There is something seriously wrong when a company like BP continues to pay multi-billion dollar dividends to its shareholders while millions of gallons of oil continue to flow into the Gulf of Mexico.
It is as though the oil spill that in reality is wreaking catastrophic environmental damage to the Gulf's ecosystems is simply a glitch in the company's cash flow. Nothing more, nothing less than an adjustment to the income statement.
Indeed, there is a tendency in the media to attempt to quantify everything: estimates of how much oil has escaped into the gulf, the economic loss to fishermen and to the tourist industry, and the size of the bill BP will be handed for the clean up costs, to mention just a few.
Yet, there is something much more fundamental at issue: when companies like BP are shown to have inflicted harm at this scale to natural ecosystems, charges should be laid against those who are responsible for having committed crimes against the planet.
This is a special category of crime similar in kind to the notion of crimes against humanity, which are are particularly odious offenses in that they constitute a serious attack on human dignity or grave humiliation or a degradation of one or more human beings. They are not isolated or sporadic events, but are part either of a government policy (although the perpetrators need not identify themselves with this policy) or of a wide practice of atrocities tolerated or condoned by a government or a de facto authority.
In this case, the odious offenses, the serious attacks, and degradation target many species and the underlying networks of relations from which the affected ecosystems emerge. These are not ordinary offenses and they should not be treated as such.

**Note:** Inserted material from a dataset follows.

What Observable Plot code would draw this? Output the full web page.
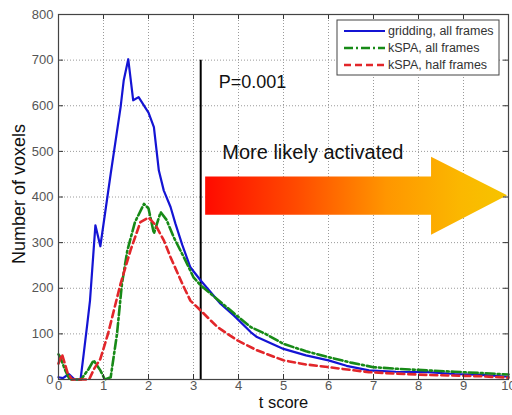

In fact, the perpetrators should be brought to trial in an international court beyond the protection of sovereign borders and without the limited liability afforded to corporations. If found guilty of crimes against the planet, justice should be met commensurate with the seriousness of the offense: top officials shall be jailed, corporate charters revoked, assists seized and sold off, and, when applicable, governments be held accountable for the absence of adequate regulatory frameworks.
Laissez-faire is dead.
The time has come to re-establish an order that no longer allows the violence perpetrated against the earth to continue unabated, Such atrocious behavior by individuals, corporations, and governments should no longer be tolerated.